%%
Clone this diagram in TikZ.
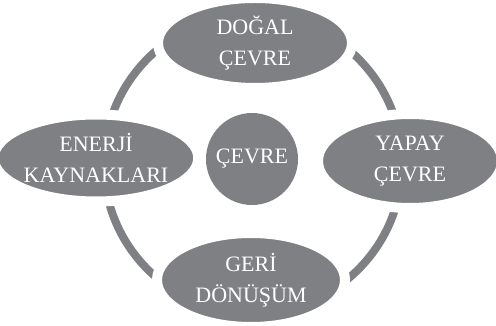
\documentclass[tikz,border=0pt]{standalone}
\usepackage{fontspec}
\setmainfont{Liberation Serif}
\usetikzlibrary{shapes.geometric}
\definecolor{cgray}{RGB}{127,128,132}
\begin{document}
\begin{tikzpicture}[x=1pt,y=1pt,
  blob/.style={ellipse, fill=cgray, draw=white, line width=10pt, inner sep=0pt,
    text=white, align=center, font=\fontsize{22}{31}\selectfont},
  hub/.style={circle, fill=cgray, inner sep=0pt, minimum size=92pt,
    text=white, font=\fontsize{22}{31}\selectfont},
  ring/.style={draw=cgray, line width=8pt}]
\useasboundingbox (0,0) rectangle (496,326);
\coordinate (o) at (253,162);
\draw[ring] (o) circle (149);
\node[blob, minimum width=194pt, minimum height=90pt] (dogal) at (255,283) {DOĞAL\\ÇEVRE};
\node[blob, minimum width=191pt, minimum height=87pt] (enerji) at (96,168) {ENERJİ\\KAYNAKLARI};
\node[blob, minimum width=184pt, minimum height=94pt] (yapay) at (410,165) {YAPAY\\ÇEVRE};
\node[blob, minimum width=188pt, minimum height=94pt] (geri) at (251,46) {GERİ\\DÖNÜŞÜM};
\node[hub] (cevre) at (252,167) {ÇEVRE};
\end{tikzpicture}
\end{document}
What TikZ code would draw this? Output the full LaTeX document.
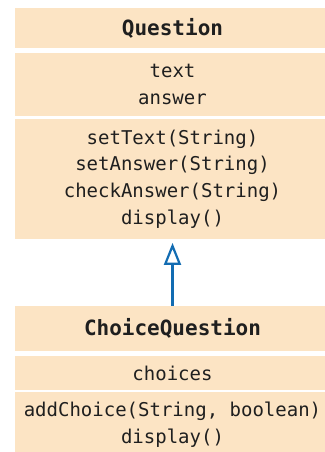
\documentclass[tikz,border=0pt]{standalone}
\usepackage{fontspec}
\setmonofont{DejaVu Sans Mono}
\usetikzlibrary{arrows.meta}
\definecolor{peach}{RGB}{252,228,196}
\definecolor{umlblue}{RGB}{18,108,178}
\tikzset{
  comp/.style={fill=peach, draw=none, minimum width=316pt, inner sep=0pt, align=center,
    font=\ttfamily\fontsize{19}{26.7}\selectfont, text=black!88},
  head/.style={comp, font=\ttfamily\bfseries\fontsize{21}{26.7}\selectfont},
  inherit/.style={draw=umlblue, line width=2.2pt, -{Triangle[open, width=17pt, length=22pt, line width=2.2pt]}}
}
\begin{document}
\begin{tikzpicture}[x=1pt,y=-1pt]
\useasboundingbox (0,0) rectangle (324,452);
\node[head, minimum height=40.3pt] (qh) at (172.5,28.2) {Question};
\node[comp, minimum height=62.7pt] (qa) at (172.5,84.7) {text\\answer};
\node[comp, minimum height=120.6pt] (qm) at (172.5,179) {setText(String)\\setAnswer(String)\\checkAnswer(String)\\display()};
\node[head, minimum height=44.7pt] (ch) at (172.5,328.3) {ChoiceQuestion};
\node[comp, minimum height=34pt] (ca) at (172.5,373) {choices};
\node[comp, minimum height=65.4pt] (cm) at (172.5,425) {addChoice(String, boolean)\\display()};
\draw[inherit] (ch.north) -- ([yshift=-3.4pt]qm.south);
\end{tikzpicture}
\end{document}
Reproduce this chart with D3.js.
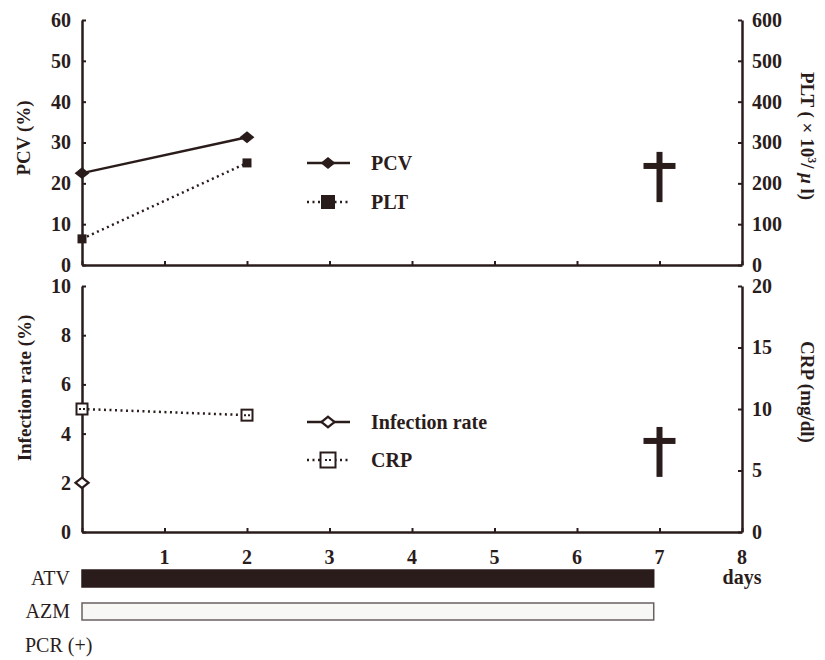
<!DOCTYPE html>
<html>
<head>
<meta charset="utf-8">
<script src="https://cdn.jsdelivr.net/npm/d3@7"></script>
<style>
  body { margin: 0; background: #fff; }
  svg text { font-family: "Liberation Serif", Tinos, "Times New Roman", Times, "DejaVu Serif", serif; font-weight: bold; fill: #2b1c1c; }
</style>
</head>
<body>
<div id="chart"></div>
<script>
// Data
const days = [0, 2];
const pcv = [22.5, 31.3];
const plt = [64, 250];
const infectionDays = [0];
const infectionRate = [2];
const crp = [10, 9.5];
const deathDay = 7;
const dayTicks = [1, 2, 3, 4, 5, 6, 7, 8];
const treatments = ['ATV', 'AZM'];
const treatmentEnd = [6.93, 6.93];

const ink = '#2b1c1c';
const serif = '"Liberation Serif", Tinos, "Times New Roman", Times, "DejaVu Serif", serif';
const width = 825;
const height = 660;

const svg = d3.select('#chart')
  .append('svg')
    .attr('width', width)
    .attr('height', height)
    .attr('font-family', serif);

svg.append('rect').attr('width', width).attr('height', height).attr('fill', '#fff');

// X scale shared by both panels
const x = d3.scaleLinear().domain([0, 8]).range([82, 742]);

// Y scales
const yPcv = d3.scaleLinear().domain([0, 60]).range([265, 20]);
const yPlt = d3.scaleLinear().domain([0, 600]).range([265, 20]);
const yInf = d3.scaleLinear().domain([0, 10]).range([532, 286]);
const yCrp = d3.scaleLinear().domain([0, 20]).range([532, 286]);

function styleAxis(g) {
  g.attr('font-family', serif);
  g.select('.domain').attr('stroke', ink).attr('stroke-width', 2.5);
  g.selectAll('.tick line').attr('stroke', ink).attr('stroke-width', 2);
  g.selectAll('.tick text').attr('font-size', 20).attr('fill', ink);
}

function drawPanel(yLeft, yRight, leftTicks, rightTicks, bottomY) {
  // Bottom axis
  svg.append('g')
    .attr('transform', 'translate(0,' + bottomY + ')')
    .call(d3.axisBottom(x).tickValues(d3.range(0, 9)).tickSizeInner(-4).tickSizeOuter(0).tickFormat(''))
    .call(styleAxis);

  // Left axis
  svg.append('g')
    .attr('transform', 'translate(' + x(0) + ',0)')
    .call(d3.axisLeft(yLeft).tickValues(leftTicks).tickSizeInner(-4).tickSizeOuter(0).tickPadding(11))
    .call(styleAxis);

  // Right axis
  svg.append('g')
    .attr('transform', 'translate(' + x(8) + ',0)')
    .call(d3.axisRight(yRight).tickValues(rightTicks).tickSizeInner(-4).tickSizeOuter(0).tickPadding(10))
    .call(styleAxis);
}

drawPanel(yPcv, yPlt, d3.range(0, 61, 10), d3.range(0, 601, 100), 265);
drawPanel(yInf, yCrp, d3.range(0, 11, 2), d3.range(0, 21, 5), 532);

// Axis titles
function vTitle(tx, ty, rot, build) {
  const t = svg.append('text')
    .attr('transform', 'translate(' + tx + ',' + ty + ') rotate(' + rot + ')')
    .attr('text-anchor', 'middle')
    .attr('font-size', 19);
  build(t);
}
vTitle(30, 138, -90, t => t.text('PCV (%)'));
vTitle(31, 388, -90, t => t.text('Infection rate (%)'));
vTitle(801, 136, 90, t => {
  t.append('tspan').text('PLT ( × 10');
  t.append('tspan').attr('font-size', 12).attr('dy', -7).text('3');
  t.append('tspan').attr('dy', 7).text('/ ');
  t.append('tspan').attr('font-style', 'italic').text('μ');
  t.append('tspan').text(' l)');
});
vTitle(801, 392, 90, t => t.text('CRP (mg/dl)'));

// Line generator
const line = (xs, ys, yScale) => d3.line()
  .x((d, i) => x(xs[i]))
  .y((d) => yScale(d))(ys);

// PCV line
svg.append('path')
  .attr('d', line(days, pcv, yPcv))
  .attr('fill', 'none').attr('stroke', ink).attr('stroke-width', 2.5);

// PLT line
svg.append('path')
  .attr('d', line(days, plt, yPlt))
  .attr('fill', 'none').attr('stroke', ink).attr('stroke-width', 2.5)
  .attr('stroke-dasharray', '2,3.5');

// CRP line
svg.append('path')
  .attr('d', line(days, crp, yCrp))
  .attr('fill', 'none').attr('stroke', ink).attr('stroke-width', 2.5)
  .attr('stroke-dasharray', '2,3.5');

// Markers
const diamond = d3.symbol().type(d3.symbolDiamond2).size(90);

function filledDiamond(cx, cy) {
  svg.append('path').attr('d', diamond())
    .attr('transform', 'translate(' + cx + ',' + cy + ') scale(1.25,1)')
    .attr('fill', ink);
}
function openDiamond(cx, cy) {
  svg.append('path').attr('d', d3.symbol().type(d3.symbolDiamond2).size(70)())
    .attr('transform', 'translate(' + cx + ',' + cy + ') scale(1.25,1)')
    .attr('fill', '#fff').attr('stroke', ink).attr('stroke-width', 2);
}
function filledSquare(cx, cy, s) {
  svg.append('rect').attr('x', cx - s / 2).attr('y', cy - s / 2)
    .attr('width', s).attr('height', s).attr('fill', ink);
}
function openSquare(cx, cy, s) {
  svg.append('rect').attr('x', cx - s / 2).attr('y', cy - s / 2)
    .attr('width', s).attr('height', s)
    .attr('fill', '#fff').attr('stroke', ink).attr('stroke-width', 2);
  svg.append('line').attr('x1', cx - 3).attr('x2', cx + 3).attr('y1', cy).attr('y2', cy)
    .attr('stroke', ink).attr('stroke-width', 2).attr('stroke-dasharray', '2,2');
}

days.forEach((d, i) => filledDiamond(x(d), yPcv(pcv[i])));
days.forEach((d, i) => filledSquare(x(d), yPlt(plt[i]), 9));
infectionDays.forEach((d, i) => openDiamond(x(d), yInf(infectionRate[i])));
days.forEach((d, i) => openSquare(x(d), yCrp(crp[i]), 11));

// Legends
function legendRow(ly, label, dashed, marker) {
  svg.append('line')
    .attr('x1', 307).attr('x2', 350).attr('y1', ly).attr('y2', ly)
    .attr('stroke', ink).attr('stroke-width', 2.5)
    .attr('stroke-dasharray', dashed ? '2,3.5' : null);
  marker(328, ly);
  svg.append('text').attr('x', 371).attr('y', ly + 7)
    .attr('font-size', 20).text(label);
}
legendRow(163, 'PCV', false, filledDiamond);
legendRow(202, 'PLT', true, (cx, cy) => filledSquare(cx, cy, 14));
legendRow(422, 'Infection rate', false, openDiamond);
legendRow(460, 'CRP', true, (cx, cy) => openSquare(cx, cy, 15));

// Death marks (dagger)
function dagger(cx, yTop, yBot) {
  const barY = yTop + (yBot - yTop) * 0.28;
  svg.append('rect').attr('x', cx - 3).attr('y', yTop).attr('width', 6).attr('height', yBot - yTop).attr('fill', ink);
  svg.append('rect').attr('x', cx - 16).attr('y', barY - 3).attr('width', 32).attr('height', 6).attr('fill', ink);
}
dagger(x(deathDay), yPcv(27.7), yPcv(15.4));
dagger(x(deathDay), yInf(4.27), yInf(2.24));

// Day labels under the bottom panel
svg.selectAll('.dayLabel')
  .data(dayTicks)
  .enter().append('text')
    .attr('x', (d) => x(d))
    .attr('y', 564)
    .attr('text-anchor', 'middle')
    .attr('font-size', 20)
    .text((d) => d);
svg.append('text').attr('x', x(8)).attr('y', 584)
  .attr('text-anchor', 'middle').attr('font-size', 20).text('days');

// Treatment bars
const barY = [570, 603];
treatments.forEach((name, i) => {
  svg.append('rect')
    .attr('x', x(0)).attr('y', barY[i])
    .attr('width', x(treatmentEnd[i]) - x(0)).attr('height', 17)
    .attr('fill', i === 0 ? ink : '#f7f7f5')
    .attr('stroke', i === 0 ? ink : '#6a6060').attr('stroke-width', 1.5);
  svg.append('text').attr('x', 70).attr('y', barY[i] + 15)
    .attr('text-anchor', 'end').attr('font-size', 20)
    .style('font-weight', 'normal').text(name);
});

svg.append('text').attr('x', 25).attr('y', 652).attr('font-size', 20)
  .style('font-weight', 'normal')
  .text('PCR (+)');
</script>
</body>
</html>
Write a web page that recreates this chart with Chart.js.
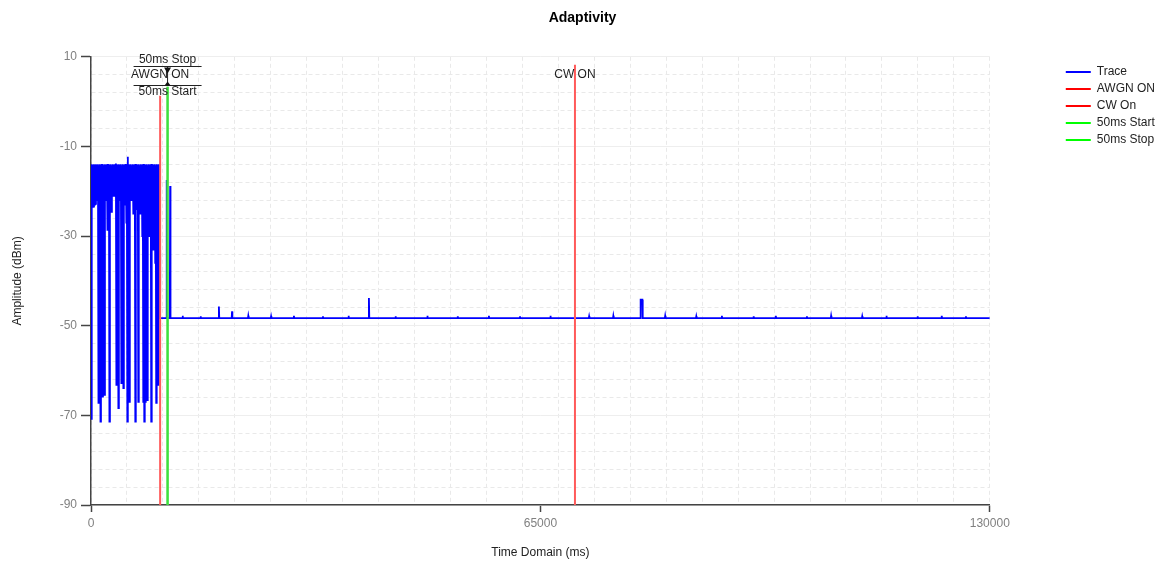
<!DOCTYPE html>
<html><head><meta charset="utf-8">
<script src="https://cdn.jsdelivr.net/npm/chart.js@4/dist/chart.umd.min.js"></script>
<style>html,body{margin:0;padding:0;background:#fff}#wrap{width:1172px;height:568px}</style>
</head><body><div id="wrap"><canvas id="c" width="1172" height="568"></canvas></div>
<script>
const FONT = '"Liberation Sans", Arial, sans-serif';

const chartTitle = 'Adaptivity';
const xAxisTitle = 'Time Domain (ms)';
const yAxisTitle = 'Amplitude (dBm)';
const xTickLabels = [0, 65000, 130000];
const yTickLabels = [-90, -70, -50, -30, -10, 10];
const xGridStep = 5200;
const yGridStep = 4;
const seriesNames = ['Trace', 'AWGN ON', 'CW On', '50ms Start', '50ms Stop'];

// Trace: noisy section (sampled every noiseSamplePeriod ms from 0 ms)
const noiseSamplePeriod = 72;
const noiseValues = [
  -14.2,-71.0, -14.0,-23.5, -14.1,-23.4, -14.0,-23.0, -14.2,-22.8, -14.0,-22.0, -14.1,-21.8,
  -14.0,-67.2, -14.2,-21.0, -14.0,-71.4, -14.1,-21.2, -13.9,-65.8, -14.0,-21.5, -14.2,-65.4,
  -14.0,-21.0, -14.1,-22.0, -14.0,-28.6, -13.9,-21.0, -14.0,-71.4, -14.1,-22.0, -14.0,-24.6,
  -14.2,-21.0, -14.0,-20.2, -14.1,-21.0, -14.0,-20.4, -13.8,-63.2, -14.0,-21.0, -14.1,-68.4,
  -14.0,-22.0, -14.1,-21.0, -14.0,-62.8, -14.2,-22.0, -14.0,-63.9, -14.1,-23.0, -14.0,-22.0,
  -13.9,-27.0, -14.0,-71.4, -12.3,-64.0, -14.0,-67.0, -14.1,-22.0, -14.0,-21.0, -14.2,-22.0,
  -14.0,-25.0, -14.1,-23.0, -14.0,-71.4, -13.9,-23.0, -14.0,-24.0, -14.1,-67.0, -14.0,-23.0,
  -14.2,-25.0, -14.0,-22.0, -14.1,-30.0, -14.0,-67.0, -13.9,-71.4, -14.0,-67.0, -14.1,-25.0,
  -14.0,-66.6, -14.2,-28.0, -14.0,-30.0, -14.1,-27.0, -14.0,-71.4, -13.9,-33.0, -14.0,-30.0,
  -14.1,-33.0, -14.0,-36.0, -14.2,-67.2, -14.0,-37.0, -14.1,-63.2, -14.0,-37.0, -14.0,-35.0
];
// Trace: remaining section as [time ms, dBm]
const traceTail = [
  [9990,-14.0],[10000,-48.3],
  [10900,-48.3],[10950,-17.5],[11000,-48.3],
  [11400,-48.3],[11450,-18.8],[11500,-48.3],
  [13200,-48.3],[13250,-47.8],[13300,-48.3],
  [15800,-48.3],[15850,-47.9],[15900,-48.3],
  [18450,-48.3],[18500,-45.7],[18550,-48.3],
  [20350,-48.3],[20400,-46.8],[20450,-48.3],
  [22700,-48.3],[22750,-47.8],[22800,-48.3],
  [26000,-48.3],[26050,-47.9],[26100,-48.3],
  [29300,-48.3],[29350,-47.8],[29400,-48.3],
  [33500,-48.3],[33550,-47.9],[33600,-48.3],
  [37200,-48.3],[37250,-47.8],[37300,-48.3],
  [40150,-48.3],[40200,-43.8],[40250,-48.3],
  [44000,-48.3],[44050,-47.9],[44100,-48.3],
  [48600,-48.3],[48650,-47.8],[48700,-48.3],
  [53000,-48.3],[53050,-47.9],[53100,-48.3],
  [57500,-48.3],[57550,-47.8],[57600,-48.3],
  [62000,-48.3],[62050,-47.9],[62100,-48.3],
  [66400,-48.3],[66450,-47.8],[66500,-48.3],
  [72000,-48.3],[72050,-47.9],[72100,-48.3],
  [75500,-48.3],[75550,-47.8],[75600,-48.3],
  [79450,-48.3],[79500,-44.2],[79750,-44.2],[79800,-48.3],
  [83000,-48.3],[83050,-47.8],[83100,-48.3],
  [87500,-48.3],[87550,-47.9],[87600,-48.3],
  [91200,-48.3],[91250,-47.8],[91300,-48.3],
  [95800,-48.3],[95850,-47.9],[95900,-48.3],
  [99000,-48.3],[99050,-47.8],[99100,-48.3],
  [103500,-48.3],[103550,-47.9],[103600,-48.3],
  [107000,-48.3],[107050,-47.8],[107100,-48.3],
  [111500,-48.3],[111550,-47.9],[111600,-48.3],
  [115000,-48.3],[115050,-47.8],[115100,-48.3],
  [119500,-48.3],[119550,-47.9],[119600,-48.3],
  [123000,-48.3],[123050,-47.8],[123100,-48.3],
  [126500,-48.3],[126550,-47.9],[126600,-48.3],
  [130000,-48.3]
];

// Marker lines: time (ms) and top value (dBm); they run down to the axis minimum
const markerTimes = [10000, 70000, 11050, 11100];
const markerTops = [1.3, 8.2, 3.3, 3.3];
const yMin = -90, yMax = 10, xMin = 0, xMax = 130000;

const traceData = noiseValues.map((v, i) => ({x: i * noiseSamplePeriod, y: v}))
  .concat(traceTail.map(p => ({x: p[0], y: p[1]})));

const markerColors = ['#ff5a5a', '#ff5a5a', '#3ee03e', '#3ee03e'];
const legendColors = ['#0000ff', '#ff0000', '#ff0000', '#00ff00', '#00ff00'];

const datasets = [{
  label: seriesNames[0], data: traceData, borderColor: '#0000ff', borderWidth: 1.8,
  pointRadius: 0, tension: 0, order: 10, legendColor: legendColors[0]
}];
markerTimes.forEach((t, i) => {
  datasets.push({
    label: seriesNames[i + 1],
    data: [{x: t, y: markerTops[i]}, {x: t, y: yMin}],
    borderColor: markerColors[i], borderWidth: 2, pointRadius: 0, order: 1,
    legendColor: legendColors[i + 1]
  });
});

const xGrid = [];
for (let v = xMin; v <= xMax + 1; v += xGridStep) xGrid.push(v);
xTickLabels.forEach(v => { if (!xGrid.includes(v)) xGrid.push(v); });
xGrid.sort((a, b) => a - b);
const yGrid = [];
for (let v = yMin; v <= yMax + 0.001; v += yGridStep) yGrid.push(v);

const markerText = {
  id: 'markerText',
  afterDatasetsDraw(chart) {
    const {ctx, scales: {x, y}} = chart;
    ctx.save();
    ctx.font = '12px ' + FONT;
    ctx.fillStyle = '#1e1e1e';
    ctx.textAlign = 'center';
    ctx.textBaseline = 'middle';
    const xm = x.getPixelForValue((markerTimes[2] + markerTimes[3]) / 2);
    ctx.fillText('CW ON', x.getPixelForValue(markerTimes[1]), y.getPixelForValue(5.9));
    ctx.fillText('AWGN ON', x.getPixelForValue(markerTimes[0]), y.getPixelForValue(5.9));
    ctx.fillText('50ms Stop', xm, y.getPixelForValue(9.4));
    ctx.fillText('50ms Start', xm, y.getPixelForValue(2.2));
    const yU = Math.round(y.getPixelForValue(7.9)) + 0.5;
    const yO = Math.round(y.getPixelForValue(3.75)) + 0.5;
    ctx.strokeStyle = '#222';
    ctx.lineWidth = 1;
    ctx.beginPath();
    ctx.moveTo(xm - 34, yU); ctx.lineTo(xm + 34, yU);
    ctx.moveTo(xm - 34, yO); ctx.lineTo(xm + 34, yO);
    ctx.moveTo(xm, yU); ctx.lineTo(xm, yO);
    ctx.stroke();
    ctx.fillStyle = '#111';
    ctx.beginPath();
    ctx.moveTo(xm - 3.5, yU + 1); ctx.lineTo(xm + 3.5, yU + 1); ctx.lineTo(xm, yU + 7); ctx.closePath();
    ctx.fill();
    ctx.beginPath();
    ctx.moveTo(xm - 3, yO); ctx.lineTo(xm + 3, yO); ctx.lineTo(xm, yO - 4); ctx.closePath();
    ctx.fill();
    ctx.restore();
  }
};

new Chart(document.getElementById('c'), {
  type: 'line',
  data: {datasets},
  plugins: [markerText],
  options: {
    responsive: false,
    animation: false,
    events: [],
    parsing: true,
    layout: {padding: {right: 7}},
    plugins: {
      title: {
        display: true, text: chartTitle, color: '#000',
        font: {family: FONT, size: 14, weight: 'bold'},
        padding: {top: 10, bottom: 30}
      },
      legend: {
        position: 'right', align: 'start', fullSize: false,
        title: {display: true, text: ' ', font: {family: FONT, size: 1}, padding: {top: 1, bottom: 2}},
        labels: {
          boxWidth: 25, boxHeight: 2, padding: 5, color: '#222',
          font: {family: FONT, size: 12},
          generateLabels(chart) {
            return chart.data.datasets.map((ds, i) => ({
              text: ds.label, fillStyle: ds.legendColor, strokeStyle: ds.legendColor,
              lineWidth: 0, hidden: false, datasetIndex: i, fontColor: '#222'
            }));
          }
        }
      },
      tooltip: {enabled: false}
    },
    scales: {
      x: {
        type: 'linear', min: xMin, max: xMax,
        afterBuildTicks(s) { s.ticks = xGrid.map(v => ({value: v})); },
        afterFit(s) { s.height = 63; },
        ticks: {
          autoSkip: false, maxRotation: 0, padding: 4, color: '#808080',
          font: {family: FONT, size: 12},
          callback: v => xTickLabels.includes(v) ? String(v) : ''
        },
        grid: {
          color: c => (c.tick && c.tick.value === 65000) ? 'rgba(0,0,0,0)' : '#e9e9e9',
          lineWidth: 1, tickLength: 7, tickWidth: 1.5,
          tickColor: c => (c.tick && xTickLabels.includes(c.tick.value)) ? '#444' : 'rgba(0,0,0,0)'
        },
        border: {display: true, color: '#444', width: 1.5, dash: [4, 3]},
        title: {display: true, text: xAxisTitle, color: '#222', font: {family: FONT, size: 12}, padding: {top: 0, bottom: 8}}
      },
      y: {
        type: 'linear', min: yMin, max: yMax, position: 'left',
        afterBuildTicks(s) { s.ticks = yGrid.map(v => ({value: v})); },
        afterFit(s) { s.width = 91; },
        ticks: {
          autoSkip: false, padding: 4, color: '#808080',
          font: {family: FONT, size: 12},
          callback: v => yTickLabels.includes(v) ? String(v) : ''
        },
        grid: {
          color: c => (c.tick && yTickLabels.includes(c.tick.value)) ? '#eeeeee' : '#e9e9e9',
          lineWidth: 1, tickLength: 10, tickWidth: 1.5,
          tickColor: c => (c.tick && yTickLabels.includes(c.tick.value)) ? '#444' : 'rgba(0,0,0,0)'
        },
        border: {display: true, color: '#444', width: 1.5,
          dash: c => (c.tick && yTickLabels.includes(c.tick.value)) ? [] : [4, 3]},
        title: {display: true, text: yAxisTitle, color: '#222', font: {family: FONT, size: 12}, padding: {top: 10, bottom: 0}}
      },
      yPad: {
        type: 'linear', position: 'right', display: true,
        ticks: {display: false}, grid: {display: false}, border: {display: false},
        afterFit(s) { s.width = 71; }
      }
    }
  }
});
</script>
</body></html>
%%
**TASK DIRECTIONS**
Omit all pictures, and reproduce exactly the lines from the one holding "Write a web" through the one holding "const seriesNames = ['Trace', 'AWGN", both included.

**REPLY**
Write a web page that recreates this chart with Chart.js.
<!DOCTYPE html>
<html><head><meta charset="utf-8">
<script src="https://cdn.jsdelivr.net/npm/chart.js@4/dist/chart.umd.min.js"></script>
<style>html,body{margin:0;padding:0;background:#fff}#wrap{width:1172px;height:568px}</style>
</head><body><div id="wrap"><canvas id="c" width="1172" height="568"></canvas></div>
<script>
const FONT = '"Liberation Sans", Arial, sans-serif';

const chartTitle = 'Adaptivity';
const xAxisTitle = 'Time Domain (ms)';
const yAxisTitle = 'Amplitude (dBm)';
const xTickLabels = [0, 65000, 130000];
const yTickLabels = [-90, -70, -50, -30, -10, 10];
const xGridStep = 5200;
const yGridStep = 4;
const seriesNames = ['Trace', 'AWGN ON', 'CW On', '50ms Start', '50ms Stop'];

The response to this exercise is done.